Task material start

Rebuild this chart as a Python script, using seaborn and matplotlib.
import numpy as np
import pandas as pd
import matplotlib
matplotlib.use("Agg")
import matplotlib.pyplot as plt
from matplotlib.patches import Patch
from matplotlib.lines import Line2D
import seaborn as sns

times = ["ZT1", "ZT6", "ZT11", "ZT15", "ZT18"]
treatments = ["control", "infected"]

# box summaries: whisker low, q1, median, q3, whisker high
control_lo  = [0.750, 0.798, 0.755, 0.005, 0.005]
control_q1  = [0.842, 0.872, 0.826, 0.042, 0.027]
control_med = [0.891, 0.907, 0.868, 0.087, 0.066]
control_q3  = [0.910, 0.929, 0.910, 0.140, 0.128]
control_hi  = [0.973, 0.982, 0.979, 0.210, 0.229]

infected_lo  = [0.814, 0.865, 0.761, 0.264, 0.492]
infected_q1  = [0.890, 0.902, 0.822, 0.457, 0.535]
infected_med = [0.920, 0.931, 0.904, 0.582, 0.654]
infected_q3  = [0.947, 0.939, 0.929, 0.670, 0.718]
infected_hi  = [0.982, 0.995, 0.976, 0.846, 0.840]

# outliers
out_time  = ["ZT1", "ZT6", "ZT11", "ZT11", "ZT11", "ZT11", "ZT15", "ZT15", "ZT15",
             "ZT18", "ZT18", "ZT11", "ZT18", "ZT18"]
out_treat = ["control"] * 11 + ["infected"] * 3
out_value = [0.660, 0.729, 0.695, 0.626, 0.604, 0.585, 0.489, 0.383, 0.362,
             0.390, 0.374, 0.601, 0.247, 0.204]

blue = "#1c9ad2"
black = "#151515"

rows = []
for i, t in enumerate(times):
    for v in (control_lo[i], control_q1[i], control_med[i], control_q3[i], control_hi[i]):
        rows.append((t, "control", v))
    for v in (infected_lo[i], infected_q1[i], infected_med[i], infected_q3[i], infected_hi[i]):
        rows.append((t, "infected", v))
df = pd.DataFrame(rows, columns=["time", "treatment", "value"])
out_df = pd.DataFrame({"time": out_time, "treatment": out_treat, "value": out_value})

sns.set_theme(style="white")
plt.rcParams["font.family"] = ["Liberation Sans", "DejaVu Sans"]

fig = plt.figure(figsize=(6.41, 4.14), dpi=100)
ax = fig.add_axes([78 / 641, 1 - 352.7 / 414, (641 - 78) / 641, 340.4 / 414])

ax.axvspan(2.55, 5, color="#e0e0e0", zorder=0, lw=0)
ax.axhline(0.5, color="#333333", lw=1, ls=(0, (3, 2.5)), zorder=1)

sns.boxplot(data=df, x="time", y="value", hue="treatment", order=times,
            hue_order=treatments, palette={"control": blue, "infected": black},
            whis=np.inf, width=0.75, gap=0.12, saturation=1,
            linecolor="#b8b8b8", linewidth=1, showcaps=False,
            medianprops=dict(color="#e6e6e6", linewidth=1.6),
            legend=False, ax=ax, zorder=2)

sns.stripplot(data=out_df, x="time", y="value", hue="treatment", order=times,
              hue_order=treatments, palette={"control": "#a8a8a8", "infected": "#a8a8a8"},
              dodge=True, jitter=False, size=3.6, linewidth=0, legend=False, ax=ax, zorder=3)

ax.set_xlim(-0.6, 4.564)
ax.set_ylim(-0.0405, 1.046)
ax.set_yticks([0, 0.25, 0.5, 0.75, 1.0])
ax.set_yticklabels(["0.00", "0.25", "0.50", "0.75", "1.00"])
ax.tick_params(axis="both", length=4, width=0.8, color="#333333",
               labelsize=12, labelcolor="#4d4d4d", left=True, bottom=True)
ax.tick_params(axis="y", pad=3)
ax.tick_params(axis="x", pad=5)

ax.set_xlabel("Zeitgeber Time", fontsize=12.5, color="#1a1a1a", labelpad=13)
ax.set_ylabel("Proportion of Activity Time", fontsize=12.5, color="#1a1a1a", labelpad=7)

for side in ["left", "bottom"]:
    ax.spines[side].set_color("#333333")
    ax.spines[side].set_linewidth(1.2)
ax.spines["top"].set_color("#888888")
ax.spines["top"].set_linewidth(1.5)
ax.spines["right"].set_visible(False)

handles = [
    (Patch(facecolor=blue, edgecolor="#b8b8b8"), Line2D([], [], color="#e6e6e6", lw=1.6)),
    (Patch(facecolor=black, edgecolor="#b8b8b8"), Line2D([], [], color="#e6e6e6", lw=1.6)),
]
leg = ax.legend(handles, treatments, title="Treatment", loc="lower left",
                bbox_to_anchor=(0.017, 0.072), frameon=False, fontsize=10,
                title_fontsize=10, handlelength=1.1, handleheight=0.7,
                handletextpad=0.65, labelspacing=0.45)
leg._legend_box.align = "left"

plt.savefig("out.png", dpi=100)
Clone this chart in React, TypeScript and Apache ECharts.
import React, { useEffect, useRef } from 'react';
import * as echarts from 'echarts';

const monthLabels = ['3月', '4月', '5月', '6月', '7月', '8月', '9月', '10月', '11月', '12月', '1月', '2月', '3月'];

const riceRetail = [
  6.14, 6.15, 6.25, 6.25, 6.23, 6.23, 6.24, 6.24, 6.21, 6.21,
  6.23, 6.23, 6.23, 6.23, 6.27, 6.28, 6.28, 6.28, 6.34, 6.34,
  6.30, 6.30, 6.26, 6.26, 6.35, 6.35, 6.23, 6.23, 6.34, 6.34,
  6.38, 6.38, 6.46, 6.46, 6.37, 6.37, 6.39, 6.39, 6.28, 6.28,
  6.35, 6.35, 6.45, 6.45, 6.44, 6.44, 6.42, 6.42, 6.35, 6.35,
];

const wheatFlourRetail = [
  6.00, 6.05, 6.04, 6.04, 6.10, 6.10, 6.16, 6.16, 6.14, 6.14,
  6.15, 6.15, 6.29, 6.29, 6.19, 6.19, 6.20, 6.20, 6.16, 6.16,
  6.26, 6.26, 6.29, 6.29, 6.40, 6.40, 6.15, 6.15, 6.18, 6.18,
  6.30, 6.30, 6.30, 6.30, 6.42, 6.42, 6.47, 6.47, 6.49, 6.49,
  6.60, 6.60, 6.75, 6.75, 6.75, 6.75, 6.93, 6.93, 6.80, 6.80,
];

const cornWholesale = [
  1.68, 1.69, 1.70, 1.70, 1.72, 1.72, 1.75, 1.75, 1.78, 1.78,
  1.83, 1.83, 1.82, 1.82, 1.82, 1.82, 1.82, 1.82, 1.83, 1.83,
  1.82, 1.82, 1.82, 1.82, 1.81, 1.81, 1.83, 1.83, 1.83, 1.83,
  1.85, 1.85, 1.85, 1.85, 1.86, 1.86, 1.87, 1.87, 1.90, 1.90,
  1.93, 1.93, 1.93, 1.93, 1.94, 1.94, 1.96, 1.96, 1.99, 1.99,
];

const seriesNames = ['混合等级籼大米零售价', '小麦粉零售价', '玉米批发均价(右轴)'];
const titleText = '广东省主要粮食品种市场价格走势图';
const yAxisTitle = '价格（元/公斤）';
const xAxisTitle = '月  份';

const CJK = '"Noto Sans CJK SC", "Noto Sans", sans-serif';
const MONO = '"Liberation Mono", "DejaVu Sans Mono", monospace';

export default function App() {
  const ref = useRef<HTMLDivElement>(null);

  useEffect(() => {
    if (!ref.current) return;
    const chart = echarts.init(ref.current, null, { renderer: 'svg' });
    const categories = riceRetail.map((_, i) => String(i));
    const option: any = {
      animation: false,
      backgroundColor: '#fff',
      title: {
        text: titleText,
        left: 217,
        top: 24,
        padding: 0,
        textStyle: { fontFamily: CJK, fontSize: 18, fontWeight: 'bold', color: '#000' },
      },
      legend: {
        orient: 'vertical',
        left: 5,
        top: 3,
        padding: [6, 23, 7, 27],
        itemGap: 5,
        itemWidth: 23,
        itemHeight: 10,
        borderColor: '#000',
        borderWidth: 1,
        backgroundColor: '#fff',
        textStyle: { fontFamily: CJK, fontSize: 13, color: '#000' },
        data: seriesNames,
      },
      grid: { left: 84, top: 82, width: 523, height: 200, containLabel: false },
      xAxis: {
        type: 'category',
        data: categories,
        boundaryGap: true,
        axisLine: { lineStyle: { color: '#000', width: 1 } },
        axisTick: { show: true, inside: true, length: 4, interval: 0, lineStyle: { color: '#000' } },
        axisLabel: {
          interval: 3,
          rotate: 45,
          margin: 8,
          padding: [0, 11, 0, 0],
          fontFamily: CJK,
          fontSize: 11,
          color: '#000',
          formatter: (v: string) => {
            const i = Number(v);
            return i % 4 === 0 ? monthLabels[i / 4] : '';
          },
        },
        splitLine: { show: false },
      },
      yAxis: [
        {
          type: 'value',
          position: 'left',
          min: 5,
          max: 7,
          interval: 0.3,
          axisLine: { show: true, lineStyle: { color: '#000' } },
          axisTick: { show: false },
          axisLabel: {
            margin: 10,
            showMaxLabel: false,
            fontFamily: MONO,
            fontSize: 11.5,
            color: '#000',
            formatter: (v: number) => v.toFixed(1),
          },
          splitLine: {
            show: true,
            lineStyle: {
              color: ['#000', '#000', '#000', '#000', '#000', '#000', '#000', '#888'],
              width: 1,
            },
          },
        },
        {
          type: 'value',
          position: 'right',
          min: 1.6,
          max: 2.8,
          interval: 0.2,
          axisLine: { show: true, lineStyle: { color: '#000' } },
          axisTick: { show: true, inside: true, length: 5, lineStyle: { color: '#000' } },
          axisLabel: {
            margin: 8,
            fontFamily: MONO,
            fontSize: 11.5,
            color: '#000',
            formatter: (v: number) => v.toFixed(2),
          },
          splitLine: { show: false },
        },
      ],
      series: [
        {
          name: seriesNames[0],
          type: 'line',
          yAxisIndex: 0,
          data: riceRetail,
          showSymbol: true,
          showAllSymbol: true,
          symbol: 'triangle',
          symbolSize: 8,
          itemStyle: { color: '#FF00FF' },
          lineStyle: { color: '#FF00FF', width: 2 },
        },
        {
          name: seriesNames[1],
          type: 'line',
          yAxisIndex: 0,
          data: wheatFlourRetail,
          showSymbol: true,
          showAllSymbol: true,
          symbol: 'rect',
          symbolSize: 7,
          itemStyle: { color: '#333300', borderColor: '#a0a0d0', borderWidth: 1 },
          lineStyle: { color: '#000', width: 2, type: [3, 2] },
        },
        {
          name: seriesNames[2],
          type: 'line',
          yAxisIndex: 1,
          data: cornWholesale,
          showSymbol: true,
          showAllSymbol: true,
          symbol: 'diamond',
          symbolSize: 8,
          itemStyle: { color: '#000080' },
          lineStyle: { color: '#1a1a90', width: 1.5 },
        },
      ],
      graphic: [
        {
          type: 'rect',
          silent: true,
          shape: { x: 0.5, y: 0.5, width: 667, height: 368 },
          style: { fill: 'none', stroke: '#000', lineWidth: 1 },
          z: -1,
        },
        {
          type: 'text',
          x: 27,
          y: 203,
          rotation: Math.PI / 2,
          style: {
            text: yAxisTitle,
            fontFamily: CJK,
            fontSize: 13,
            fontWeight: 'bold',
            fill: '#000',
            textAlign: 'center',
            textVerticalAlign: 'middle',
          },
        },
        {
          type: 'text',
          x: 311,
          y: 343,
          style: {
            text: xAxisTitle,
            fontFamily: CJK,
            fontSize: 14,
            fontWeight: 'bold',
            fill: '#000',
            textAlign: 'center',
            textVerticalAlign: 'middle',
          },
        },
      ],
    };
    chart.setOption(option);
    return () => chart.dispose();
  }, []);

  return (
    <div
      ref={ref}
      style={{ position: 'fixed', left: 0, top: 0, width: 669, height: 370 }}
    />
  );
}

Task material end

Lines holding the word "this" in the entries above are the ones to pull out. Copy them all.

Rebuild this chart as a Python script, using seaborn and matplotlib.
Clone this chart in React, TypeScript and Apache ECharts.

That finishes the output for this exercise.